Module Control.Exception already has evaluate, which forces a thunk into its WHNF. We can easily augment it to force it to its full NF:
import Control.DeepSeq
import Control.Seq
import Control.Exception
import Control.Monad
toNF :: (NFData a) => a -> IO a
toNF = evaluate . withStrategy rdeepseq
Using this, we can create a strict variant of catch that forces a given action to its NF:
strictCatch :: (NFData a, Exception e) => IO a -> (e -> IO a) -> IO a
strictCatch = catch . (toNF =<<)
This way, we are sure that the returned value is fully evaluated, so we won't get any exceptions when examining it. You can verify that if you use strictCatch instead of catch in your first example, it works as expected.
return $ head []
wraps head [] in an IO action (because catch has an IO type, otherwise it would be any monad) and returns it. There is nothing caught because there is no error. head [] itself is not evaluated at that point, thanks to lazyness, but only returned.
So, return only adds a layer of wrapping, and the result of your whole catch expression is head [], quite valid, unevaluated. Only when GHCi or your program actually try to use that value at some later point, it will be evaluated and the empty list error is thrown - at a different point, however.
print $ head []
on the other hand immediately evaluates head [], yielding an error which is subsequently caught.
You can also see the difference in GHCi:
Prelude> :t head []
head [] :: a
Prelude> :t return $ head []
return $ head [] :: Monad m => m a
Prelude> :t print $ head []
print $ head [] :: IO ()
Prelude> return $ head [] -- no error here!
Prelude> print $ head []
*** Exception: Prelude.head: empty list
To avoid that, you can perhaps just force the value:
Prelude> let x = head [] in x `seq` return x
*** Exception: Prelude.head: empty list
GHCi works in the IO monad and return for IO doesn't force its argument. So return $ head [] doesn't throw any exception, and an exception that isn't thrown can't be caught. Printing the result afterwards throws an exception, but this exception isn't in the scope of catch anymore.
The type IO a has two parts:
The structure, the part that goes out and performs side-effects. This is represented by IO.
The result, the pure value held inside. This is represented by a.
The catch function only catches exceptions when they break through the IO structure.
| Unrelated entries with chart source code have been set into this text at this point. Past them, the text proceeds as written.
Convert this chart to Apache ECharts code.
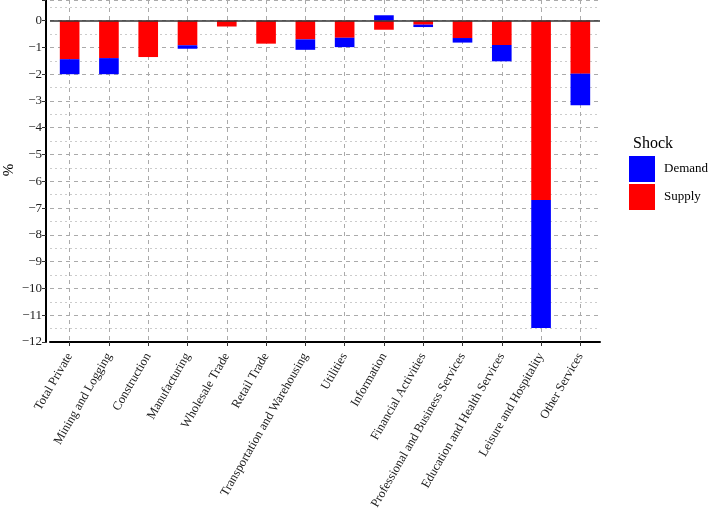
<!DOCTYPE html>
<html>
<head>
<meta charset="utf-8">
<script src="https://cdn.jsdelivr.net/npm/echarts@6/dist/echarts.min.js"></script>
<style>html,body{margin:0;padding:0;background:#fff}#c{width:708px;height:513px}</style>
</head>
<body>
<div id="c"></div>
<script>
const categories = ["Total Private","Mining and Logging","Construction","Manufacturing","Wholesale Trade","Retail Trade","Transportation and Warehousing","Utilities","Information","Financial Activities","Professional and Business Services","Education and Health Services","Leisure and Hospitality","Other Services"];
const supply = [-1.44,-1.40,-1.36,-0.92,-0.22,-0.86,-0.70,-0.64,-0.34,-0.15,-0.65,-0.91,-6.70,-1.98];
const demand = [-0.56,-0.60,0,-0.13,0,0,-0.39,-0.35,0.20,-0.09,-0.17,-0.61,-4.78,-1.18];
const yTicks = [-12,-11,-10,-9,-8,-7,-6,-5,-4,-3,-2,-1,0];

const FONT = "Liberation Serif";
const chart = echarts.init(document.getElementById('c'), null, {renderer:'canvas'});
chart.setOption({
  animation:false,
  backgroundColor:'#fff',
  textStyle:{fontFamily:FONT},
  title:{text:'Shock',left:628,top:131,textStyle:{fontFamily:FONT,fontWeight:'normal',fontSize:16,color:'#000'}},
  graphic:[{type:'text',x:9,y:170,rotation:Math.PI/2,
    style:{text:'%',fontFamily:FONT,fontSize:15,fill:'#000',align:'center',verticalAlign:'middle'}}],
  legend:{
    data:['Demand','Supply'],orient:'vertical',left:629,top:156,padding:0,
    itemWidth:26,itemHeight:26,itemGap:2,icon:'rect',
    textStyle:{fontFamily:FONT,fontSize:13,color:'#000',padding:[0,0,0,4]}
  },
  grid:{left:50,right:108,top:0,bottom:171,containLabel:false,outerBoundsMode:'none'},
  xAxis:{
    type:'category',data:categories,boundaryGap:true,
    axisLine:{show:true,onZero:false,lineStyle:{color:'#000',width:2}},
    axisTick:{show:true,alignWithLabel:true,length:4,lineStyle:{color:'#333'}},
    axisLabel:{rotate:60,margin:12,fontFamily:FONT,fontSize:12.5,color:'#222',interval:0},
    splitLine:{show:true,alignWithLabel:true,lineStyle:{color:'#aaa',type:[4,4],width:1}}
  },
  yAxis:{
    type:'value',min:-12,max:0.77,interval:1,offset:4,
    axisLine:{show:true,lineStyle:{color:'#000',width:2}},
    axisTick:{show:true,length:4,lineStyle:{color:'#333'}},
    axisLabel:{fontFamily:FONT,fontSize:13,color:'#222',margin:4,
      formatter:function(v){return yTicks.indexOf(Math.round(v))>=0 && Math.abs(v-Math.round(v))<1e-6 ? String(Math.round(v)).replace('-','\u2212') : '';}},
    splitLine:{show:true,lineStyle:{color:'#aaa',type:[4,4],width:1}},
    minorTick:{show:false,splitNumber:2},
    minorSplitLine:{show:true,lineStyle:{color:'#ccc',type:[2,3],width:1}}
  },
  series:[
    {name:'Supply',type:'bar',stack:'s',data:supply,barWidth:'50%',
      itemStyle:{color:'#FF0000'},
      markLine:{silent:true,symbol:'none',label:{show:false},
        lineStyle:{color:'#333',type:'solid',width:1.5},data:[{yAxis:0}]}},
    {name:'Demand',type:'bar',stack:'s',data:demand,barWidth:'50%',
      itemStyle:{color:'#0000FF'}}
  ]
});
</script>
</body>
</html>
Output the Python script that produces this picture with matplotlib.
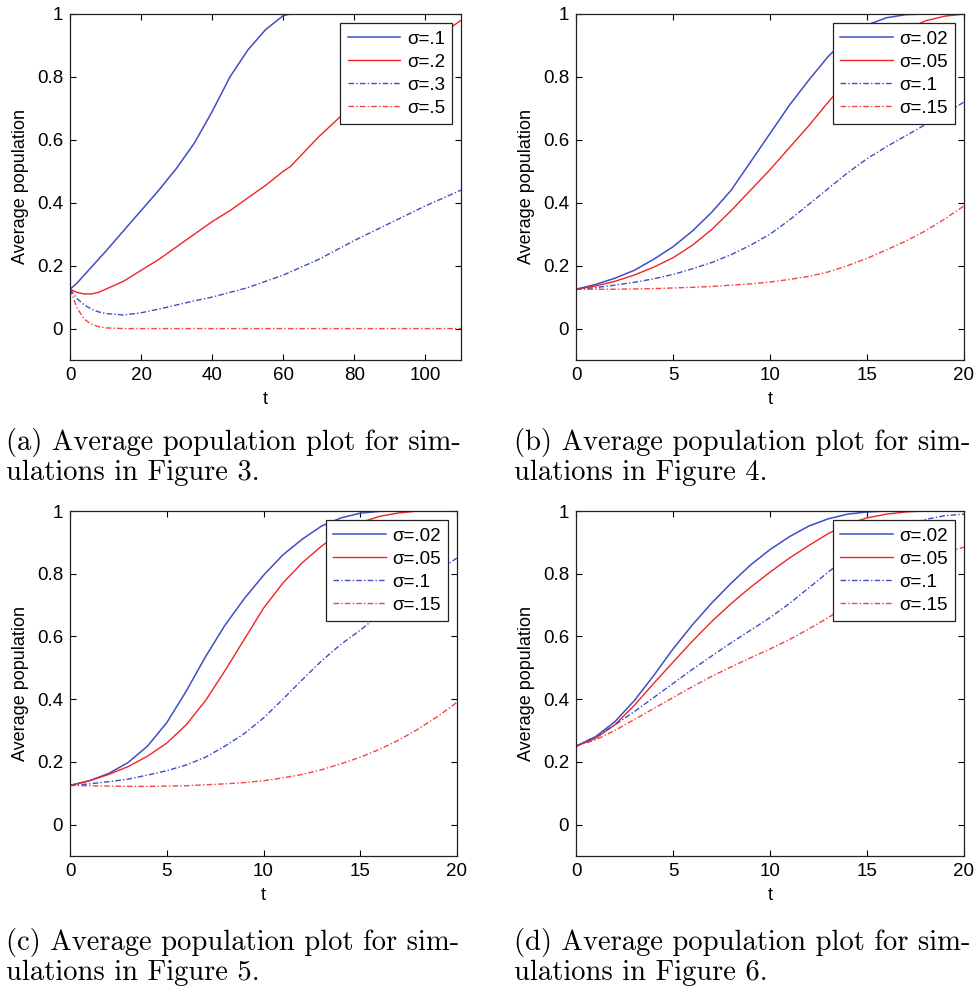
import matplotlib
matplotlib.use('Agg')
import matplotlib.pyplot as plt

# ---- data ----
# (a) Figure 3 simulations
t_a = [0, 2, 4, 6, 8, 10, 15, 20, 25, 30, 35, 40, 45, 50, 55, 60, 62,
       70, 80, 90, 100, 110]
a_s1 = [0.125, 0.145, 0.17, 0.195, 0.22, 0.245, 0.31, 0.375, 0.44, 0.51,
        0.59, 0.69, 0.80, 0.885, 0.95, 0.995, 1.0, 1.0, 1.0, 1.0, 1.0, 1.0]
a_s2 = [0.125, 0.115, 0.11, 0.11, 0.115, 0.125, 0.15, 0.185, 0.22, 0.26,
        0.30, 0.34, 0.375, 0.415, 0.455, 0.50, 0.515, 0.61, 0.715, 0.81,
        0.90, 0.98]
a_s3 = [0.125, 0.095, 0.075, 0.062, 0.053, 0.048, 0.043, 0.05, 0.062,
        0.075, 0.088, 0.10, 0.115, 0.13, 0.15, 0.17, 0.18, 0.22, 0.28,
        0.335, 0.39, 0.44]
a_s4 = [0.125, 0.065, 0.03, 0.014, 0.006, 0.002, 0.0, 0.0, 0.0, 0.0, 0.0,
        0.0, 0.0, 0.0, 0.0, 0.0, 0.0, 0.0, 0.0, 0.0, 0.0, 0.0]
labels_a = ['\u03c3=.1', '\u03c3=.2', '\u03c3=.3', '\u03c3=.5']

# (b)-(d) share the time grid 0..20
t_b = list(range(21))
labels_b = ['\u03c3=.02', '\u03c3=.05', '\u03c3=.1', '\u03c3=.15']

# (b) Figure 4
b_s1 = [0.125, 0.14, 0.16, 0.185, 0.22, 0.26, 0.31, 0.37, 0.44, 0.53,
        0.62, 0.71, 0.79, 0.865, 0.925, 0.965, 0.988, 0.998, 1.0, 1.0, 1.0]
b_s2 = [0.125, 0.135, 0.15, 0.17, 0.195, 0.225, 0.265, 0.315, 0.375, 0.44,
        0.505, 0.575, 0.645, 0.72, 0.79, 0.855, 0.91, 0.95, 0.978, 0.993, 1.0]
b_s3 = [0.125, 0.13, 0.138, 0.147, 0.158, 0.172, 0.19, 0.21, 0.235, 0.265,
        0.30, 0.345, 0.395, 0.445, 0.495, 0.54, 0.578, 0.613, 0.648, 0.683,
        0.72]
b_s4 = [0.125, 0.125, 0.125, 0.126, 0.127, 0.129, 0.131, 0.134, 0.138,
        0.142, 0.148, 0.156, 0.166, 0.18, 0.20, 0.223, 0.25, 0.278, 0.31,
        0.348, 0.39]

# (c) Figure 5
c_s1 = [0.125, 0.14, 0.163, 0.198, 0.25, 0.325, 0.425, 0.535, 0.635, 0.72,
        0.795, 0.86, 0.91, 0.952, 0.978, 0.993, 0.999, 1.0, 1.0, 1.0, 1.0]
c_s2 = [0.125, 0.14, 0.16, 0.185, 0.218, 0.26, 0.318, 0.395, 0.49, 0.59,
        0.69, 0.77, 0.835, 0.888, 0.932, 0.963, 0.983, 0.994, 1.0, 1.0, 1.0]
c_s3 = [0.125, 0.13, 0.137, 0.145, 0.158, 0.172, 0.19, 0.215, 0.25, 0.29,
        0.34, 0.40, 0.462, 0.522, 0.575, 0.62, 0.67, 0.72, 0.768, 0.81, 0.85]
c_s4 = [0.125, 0.124, 0.123, 0.122, 0.122, 0.123, 0.124, 0.127, 0.13,
        0.134, 0.14, 0.149, 0.16, 0.175, 0.194, 0.215, 0.24, 0.27, 0.305,
        0.345, 0.39]

# (d) Figure 6
d_s1 = [0.25, 0.28, 0.328, 0.395, 0.475, 0.56, 0.637, 0.707, 0.77, 0.828,
        0.877, 0.918, 0.952, 0.975, 0.99, 0.997, 1.0, 1.0, 1.0, 1.0, 1.0]
d_s2 = [0.25, 0.275, 0.318, 0.38, 0.45, 0.518, 0.585, 0.648, 0.705, 0.757,
        0.805, 0.85, 0.89, 0.928, 0.958, 0.978, 0.99, 0.997, 1.0, 1.0, 1.0]
d_s3 = [0.25, 0.28, 0.318, 0.36, 0.405, 0.45, 0.495, 0.538, 0.58, 0.62,
        0.66, 0.705, 0.755, 0.805, 0.855, 0.895, 0.93, 0.955, 0.973, 0.985,
        0.99]
d_s4 = [0.25, 0.27, 0.30, 0.335, 0.37, 0.405, 0.44, 0.473, 0.503, 0.532,
        0.56, 0.59, 0.624, 0.66, 0.70, 0.74, 0.778, 0.81, 0.84, 0.865, 0.885]

captions = [
    ('(a) Average population plot for sim-', 'ulations in Figure 3.'),
    ('(b) Average population plot for sim-', 'ulations in Figure 4.'),
    ('(c) Average population plot for sim-', 'ulations in Figure 5.'),
    ('(d) Average population plot for sim-', 'ulations in Figure 6.'),
]

# ---- styling ----
plt.rcParams['font.family'] = ['Liberation Sans', 'DejaVu Sans']
BLUE = '#3d4fc2'
RED = '#f02424'
DASHDOT = (0, (4, 1.6, 1, 1.6))
styles = [
    dict(color=BLUE, lw=1.1, ls='-'),
    dict(color=RED, lw=1.0, ls='-'),
    dict(color=BLUE, lw=1.0, ls=DASHDOT),
    dict(color=RED, lw=1.0, ls=DASHDOT, alpha=0.85),
]

W, H = 977, 991
fig = plt.figure(figsize=(W / 100, H / 100), dpi=100)


def px_axes(x0, y0, x1, y1):
    return fig.add_axes([x0 / W, 1 - y1 / H, (x1 - x0) / W, (y1 - y0) / H])


panels = [
    (px_axes(70, 14, 461, 360), t_a, [a_s1, a_s2, a_s3, a_s4], labels_a,
     110, [0, 20, 40, 60, 80, 100]),
    (px_axes(576, 14, 964, 360), t_b, [b_s1, b_s2, b_s3, b_s4], labels_b,
     20, [0, 5, 10, 15, 20]),
    (px_axes(70, 511, 457, 856), t_b, [c_s1, c_s2, c_s3, c_s4], labels_b,
     20, [0, 5, 10, 15, 20]),
    (px_axes(576, 511, 964, 856), t_b, [d_s1, d_s2, d_s3, d_s4], labels_b,
     20, [0, 5, 10, 15, 20]),
]

for ax, t, series, labels, xmax, xt in panels:
    for y, lab, st in zip(series, labels, styles):
        ax.plot(t, y, label=lab, **st)
    ax.set_xlim(0, xmax)
    ax.set_ylim(-0.1, 1)
    ax.set_xticks(xt)
    ax.set_yticks([0, 0.2, 0.4, 0.6, 0.8, 1])
    ax.set_yticklabels(['0', '0.2', '0.4', '0.6', '0.8', '1'])
    ax.tick_params(direction='in', top=True, right=True, length=4,
                   width=0.8, labelsize=13.5, pad=5)
    for sp in ax.spines.values():
        sp.set_linewidth(0.9)
        sp.set_color('#222222')
    ax.set_xlabel('t', fontsize=13)
    ax.set_ylabel('Average population', fontsize=13)
    ax.xaxis.set_label_coords(0.5, -0.09)
    ax.yaxis.set_label_coords(-0.105, 0.5)
    leg = ax.legend(loc='upper right', bbox_to_anchor=(0.978, 0.974),
                    borderaxespad=0, fontsize=13.5, handlelength=2.8,
                    handletextpad=0.35, labelspacing=0.32, borderpad=0.4,
                    fancybox=False, framealpha=1)
    leg.get_frame().set_edgecolor('#222222')
    leg.get_frame().set_linewidth(0.9)

# ---- sub-captions ----
cap_pos = [(6, 450), (514, 450), (6, 950), (514, 950)]
for (x, y), (l1, l2) in zip(cap_pos, captions):
    fig.text(x / W, 1 - y / H, l1, family='cmr10', fontsize=20.6,
             va='baseline', ha='left')
    fig.text(x / W, 1 - (y + 30) / H, l2, family='cmr10', fontsize=20.6,
             va='baseline', ha='left')

fig.savefig('out.png', dpi=100)
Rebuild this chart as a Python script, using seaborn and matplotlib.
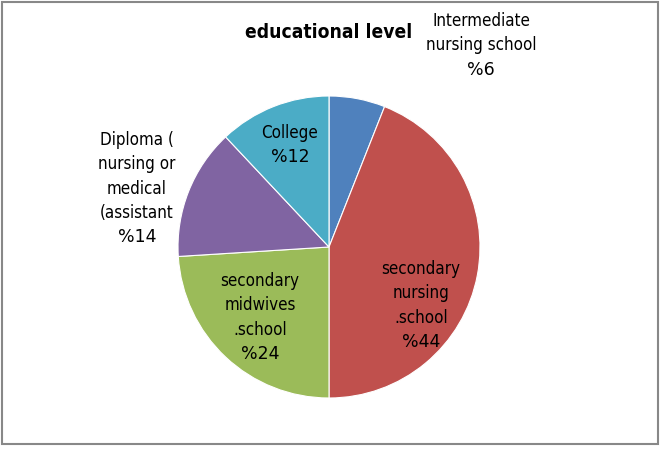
import matplotlib
matplotlib.use("Agg")
import matplotlib.pyplot as plt
import seaborn as sns
from matplotlib.patches import Rectangle

# data
categories = ["Intermediate\nnursing school", "secondary\nnursing\n.school",
              "secondary\nmidwives\n.school", "Diploma (\nnursing or\nmedical\n(assistant",
              "College"]
shares = [6, 44, 24, 14, 12]
pct_labels = ["%6", "%44", "%24", "%14", "%12"]
colors = ["#4F81BD", "#C0504D", "#9BBB59", "#8064A2", "#4BACC6"]

sns.set_style("white")
plt.rcParams["font.family"] = ["DejaVu Sans"]

W, H = 662, 454
fig = plt.figure(figsize=(W / 100, H / 100), dpi=100)
ax = fig.add_axes([0, 0, 1, 1])

def py(y):
    return H - y

ax.pie(shares, colors=colors, startangle=90, counterclock=False,
       center=(329, py(247)), radius=151, frame=True,
       wedgeprops=dict(edgecolor="white", linewidth=0.8))
ax.set_xlim(0, W)
ax.set_ylim(0, H)
ax.axis("off")

# label anchor: (x center, y of first line)
anchors = [(481, 21), (421, 269), (260, 281), (137, 140), (290, 133)]
gap = 24.3
for name, pct, (x, y0) in zip(categories, pct_labels, anchors):
    lines = name.split("\n")
    for i, ln in enumerate(lines):
        ax.text(x, py(y0 + i * gap), ln, ha="center", va="center",
                fontsize=12.2, fontstretch="condensed", color="black")
    ax.text(x, py(y0 + len(lines) * gap), pct, ha="center", va="center",
            fontsize=12.5, color="black")

ax.text(329, py(32), "educational level", ha="center", va="center",
        fontsize=13.8, fontweight="bold", fontstretch="condensed", color="black")

fig.patches.append(Rectangle((1.5 / W, 10 / H), 656 / W, 442 / H,
                             transform=fig.transFigure, fill=False,
                             edgecolor="#888888", linewidth=1.5))

fig.savefig("out.png", dpi=100)
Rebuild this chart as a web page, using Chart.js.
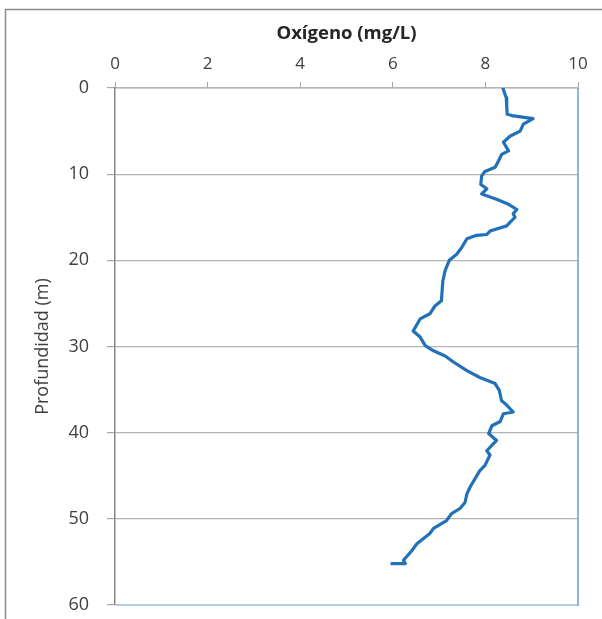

In the first example, you call print on the value. Since printing a value requires performing I/O with it, any exceptions raised within the value end up in the structure itself. So catch intercepts the exception and all is well.
On the other hand, return does not inspect its argument. In fact, you are guaranteed by the monad laws that calling return does not affect the structure at all. So your value simply passes right through.
So if your code isn't affected by the exception, then where is the error message coming from? The answer is, surprisingly, outside your code. GHCi implicitly tries to print every expression that is passed to it. But by then, we are already outside the scope of the catch, hence the error message you see.